In Ottoman Salonika, IMRO was founded in 1893, by a small band of anti-Ottoman Macedono-Bulgarian revolutionaries, including Hadzhinikolov. The earliest known statute of the Organization calls it Bulgarian Macedonian-Adrianople Revolutionary Committees. It was decided at a meeting in Resen in August 1894 to preferably recruit teachers from the Bulgarian schools as committee members. Although Delchev despised the Exarchate policy in Macedonia, in 1894 he became a teacher in an Exarchate school in Štip. There he met another teacher, Dame Gruev, who was also among the founders of IMRO and a leader of the newly established local committee. Gruev told him about the existence of the Organization. Delchev impressed Gruev with his honesty and joined the Organization immediately, gradually becoming one of its main leaders. Delchev advocated for the establishment of a secret revolutionary network, that would prepare the population for an armed uprising against the Ottoman rule, based on Levski's example. They shared common views with Gruev that the liberation had to be achieved internally by a Macedonian organization without any foreign intervention. Therefore, Gruev concentrated his attention on Štip, while Delchev attempted to win over the surrounding villages. It is unknown how many active members the Organization had from 1893 to 1897. Despite his and Gruev's efforts, the number of members grew slowly. In a letter from 1895, Delchev explained that the liberation of Macedonia as a state lies in an internal uprising for which a systematic agitation was conducted in order for the population to be ready in the near future, otherwise the result of a premature uprising would be tragic. Delchev travelled during the vacations throughout Macedonia and established and organized committees in villages and cities. In this period, he adopted Ahil as his nom de guerre. Furthermore, he organized secret border crossing points towards Bulgaria near Kyustendil for easier infiltration of revolutionary propaganda literature.

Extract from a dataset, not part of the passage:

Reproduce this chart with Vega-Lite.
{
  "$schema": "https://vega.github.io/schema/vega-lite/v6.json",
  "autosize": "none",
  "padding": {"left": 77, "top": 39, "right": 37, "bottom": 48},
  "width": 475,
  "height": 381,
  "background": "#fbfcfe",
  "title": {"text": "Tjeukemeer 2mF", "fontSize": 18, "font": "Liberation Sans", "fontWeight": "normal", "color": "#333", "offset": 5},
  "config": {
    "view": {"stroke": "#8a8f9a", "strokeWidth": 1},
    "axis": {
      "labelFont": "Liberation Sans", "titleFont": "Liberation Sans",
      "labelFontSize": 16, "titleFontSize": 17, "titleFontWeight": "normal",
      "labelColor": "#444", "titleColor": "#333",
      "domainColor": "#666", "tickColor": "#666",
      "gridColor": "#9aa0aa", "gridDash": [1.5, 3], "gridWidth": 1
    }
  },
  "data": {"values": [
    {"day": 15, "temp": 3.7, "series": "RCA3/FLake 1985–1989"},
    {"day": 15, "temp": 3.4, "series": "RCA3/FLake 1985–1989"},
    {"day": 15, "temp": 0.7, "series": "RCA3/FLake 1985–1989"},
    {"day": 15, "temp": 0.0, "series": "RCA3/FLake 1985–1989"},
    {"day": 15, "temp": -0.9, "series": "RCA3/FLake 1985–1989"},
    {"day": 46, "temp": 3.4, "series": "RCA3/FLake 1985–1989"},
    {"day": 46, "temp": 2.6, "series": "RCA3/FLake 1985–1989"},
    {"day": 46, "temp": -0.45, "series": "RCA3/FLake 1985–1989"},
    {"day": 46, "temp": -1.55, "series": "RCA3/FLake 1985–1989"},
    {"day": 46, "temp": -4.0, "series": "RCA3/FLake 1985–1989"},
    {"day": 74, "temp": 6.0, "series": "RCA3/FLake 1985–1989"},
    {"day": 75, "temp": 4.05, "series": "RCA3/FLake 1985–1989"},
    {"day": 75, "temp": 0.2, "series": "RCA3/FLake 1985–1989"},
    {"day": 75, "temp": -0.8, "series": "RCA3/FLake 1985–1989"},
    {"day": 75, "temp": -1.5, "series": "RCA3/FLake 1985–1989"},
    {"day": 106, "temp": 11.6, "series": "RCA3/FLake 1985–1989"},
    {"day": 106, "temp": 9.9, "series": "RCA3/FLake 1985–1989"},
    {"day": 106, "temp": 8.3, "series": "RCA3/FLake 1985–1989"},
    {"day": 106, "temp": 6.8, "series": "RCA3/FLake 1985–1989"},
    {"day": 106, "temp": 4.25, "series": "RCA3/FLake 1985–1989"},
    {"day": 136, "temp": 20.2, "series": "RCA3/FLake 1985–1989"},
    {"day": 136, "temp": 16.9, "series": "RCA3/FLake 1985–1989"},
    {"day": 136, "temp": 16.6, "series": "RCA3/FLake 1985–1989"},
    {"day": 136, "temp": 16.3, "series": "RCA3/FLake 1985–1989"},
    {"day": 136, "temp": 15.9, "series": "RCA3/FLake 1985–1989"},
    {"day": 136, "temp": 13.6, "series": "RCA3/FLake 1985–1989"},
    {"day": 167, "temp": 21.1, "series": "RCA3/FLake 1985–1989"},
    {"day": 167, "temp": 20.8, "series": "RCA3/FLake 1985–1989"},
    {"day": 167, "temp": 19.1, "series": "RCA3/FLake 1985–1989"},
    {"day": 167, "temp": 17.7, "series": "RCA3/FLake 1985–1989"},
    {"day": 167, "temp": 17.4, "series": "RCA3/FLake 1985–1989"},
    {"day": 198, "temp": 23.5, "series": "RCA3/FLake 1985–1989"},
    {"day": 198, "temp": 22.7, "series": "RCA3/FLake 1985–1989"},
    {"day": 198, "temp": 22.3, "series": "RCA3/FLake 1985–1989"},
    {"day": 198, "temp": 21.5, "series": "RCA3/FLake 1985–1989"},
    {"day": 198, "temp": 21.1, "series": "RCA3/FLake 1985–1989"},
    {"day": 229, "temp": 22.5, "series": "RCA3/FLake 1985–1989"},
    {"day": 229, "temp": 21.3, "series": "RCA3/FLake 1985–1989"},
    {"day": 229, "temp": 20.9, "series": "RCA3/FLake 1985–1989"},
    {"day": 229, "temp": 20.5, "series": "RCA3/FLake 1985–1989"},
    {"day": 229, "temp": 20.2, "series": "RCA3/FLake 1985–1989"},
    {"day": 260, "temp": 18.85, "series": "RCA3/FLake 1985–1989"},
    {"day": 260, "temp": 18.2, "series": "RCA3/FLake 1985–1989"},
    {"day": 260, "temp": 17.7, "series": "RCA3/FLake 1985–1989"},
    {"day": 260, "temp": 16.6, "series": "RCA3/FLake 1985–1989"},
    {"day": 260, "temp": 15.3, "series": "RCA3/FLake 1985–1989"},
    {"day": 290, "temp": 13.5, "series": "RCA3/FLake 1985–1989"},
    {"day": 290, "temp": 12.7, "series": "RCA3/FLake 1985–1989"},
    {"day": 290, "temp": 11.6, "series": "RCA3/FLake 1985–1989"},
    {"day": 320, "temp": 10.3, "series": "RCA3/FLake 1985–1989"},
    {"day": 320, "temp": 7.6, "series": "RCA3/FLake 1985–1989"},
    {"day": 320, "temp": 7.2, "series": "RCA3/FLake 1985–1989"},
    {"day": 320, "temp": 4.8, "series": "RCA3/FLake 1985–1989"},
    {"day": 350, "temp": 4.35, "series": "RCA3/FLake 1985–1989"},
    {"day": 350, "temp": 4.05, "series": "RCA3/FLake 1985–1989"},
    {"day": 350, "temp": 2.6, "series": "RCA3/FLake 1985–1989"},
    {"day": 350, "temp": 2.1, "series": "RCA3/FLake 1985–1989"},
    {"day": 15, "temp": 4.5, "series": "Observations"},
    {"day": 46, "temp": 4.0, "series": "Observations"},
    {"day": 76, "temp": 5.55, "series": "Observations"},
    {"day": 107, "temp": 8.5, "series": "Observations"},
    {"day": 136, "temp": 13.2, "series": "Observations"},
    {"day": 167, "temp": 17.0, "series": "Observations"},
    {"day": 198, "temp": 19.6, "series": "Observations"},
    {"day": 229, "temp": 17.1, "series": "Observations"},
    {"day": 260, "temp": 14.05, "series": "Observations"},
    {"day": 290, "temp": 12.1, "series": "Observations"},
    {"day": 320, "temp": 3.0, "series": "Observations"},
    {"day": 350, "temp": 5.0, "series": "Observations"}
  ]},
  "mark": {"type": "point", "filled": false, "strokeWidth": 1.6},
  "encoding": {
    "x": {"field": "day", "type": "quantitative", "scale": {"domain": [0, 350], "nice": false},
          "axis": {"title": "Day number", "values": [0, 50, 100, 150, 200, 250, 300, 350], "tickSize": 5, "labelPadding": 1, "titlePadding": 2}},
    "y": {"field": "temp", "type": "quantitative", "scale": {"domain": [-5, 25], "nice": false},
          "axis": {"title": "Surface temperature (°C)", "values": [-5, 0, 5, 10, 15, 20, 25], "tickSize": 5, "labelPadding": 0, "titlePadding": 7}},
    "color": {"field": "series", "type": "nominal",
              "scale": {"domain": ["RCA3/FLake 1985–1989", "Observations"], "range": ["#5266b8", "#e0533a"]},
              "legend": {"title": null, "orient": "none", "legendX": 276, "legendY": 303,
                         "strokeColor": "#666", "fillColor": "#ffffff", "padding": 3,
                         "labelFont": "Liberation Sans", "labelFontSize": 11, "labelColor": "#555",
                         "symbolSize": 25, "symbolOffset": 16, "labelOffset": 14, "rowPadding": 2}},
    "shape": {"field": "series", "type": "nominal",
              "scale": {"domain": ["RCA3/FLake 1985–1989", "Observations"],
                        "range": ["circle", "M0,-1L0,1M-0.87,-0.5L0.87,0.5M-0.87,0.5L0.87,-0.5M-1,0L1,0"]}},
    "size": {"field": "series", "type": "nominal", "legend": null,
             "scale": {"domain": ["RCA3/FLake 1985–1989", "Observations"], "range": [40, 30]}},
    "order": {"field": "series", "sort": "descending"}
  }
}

Delchev also established contacts with some of the leaders of the Supreme Macedonian-Adrianople Committee. Its official declaration was a struggle for the autonomy of the Macedonian and Adrianople regions. However, as a rule, most of SMAC's leaders were officers with strong connections with the Bulgarian governments and prince Ferdinand, waging terrorist struggle against the Ottomans in the hope of provoking a war and thus Bulgarian annexation of both areas. In late 1895 he arrived in Bulgaria's capital Sofia from the name of the "Bulgarian Central Macedonian-Adrianopolitan Revolutionary Committee" to prevent any foreign interference in its work. In February 1896, he met SMAC's new leader Danail Nikolaev, their conversation was turbulent and short. Namely, Nikolaev asserted that the only way to freedom was with trained Bulgarian soldiers and clandestine aid and finance of the Bulgarian government. Moreover, he considered Delchev a brash youngster and deemed unreal and absurd the idea of peasant uprising by revolutionary impulsion of the Macedonian Slavs. SMAC wanted IMRO to be subordinated to them, and Bulgarian army officers to dominate their activity, while IMRO wanted to remain independent of Bulgarian governmental control. After spending the 1895/1896 school year as a teacher in the town of Bansko, in May 1896 he was arrested by the Ottoman authorities as a person suspected of revolutionary activity and spent about a month in jail. Delchev participated in the Thessaloniki Congress of the IMRO in 1896. The Central Committee was placed in Salonika. He, along with Gyorche Petrov, wrote the new organization's statute, which divided Macedonia and Adrianople areas into seven regions, each with a regional structure and secret police, following the Internal Revolutionary Organization's example. Afterwards, Delchev gave his resignation as a teacher and in the same year, he moved back to Bulgaria.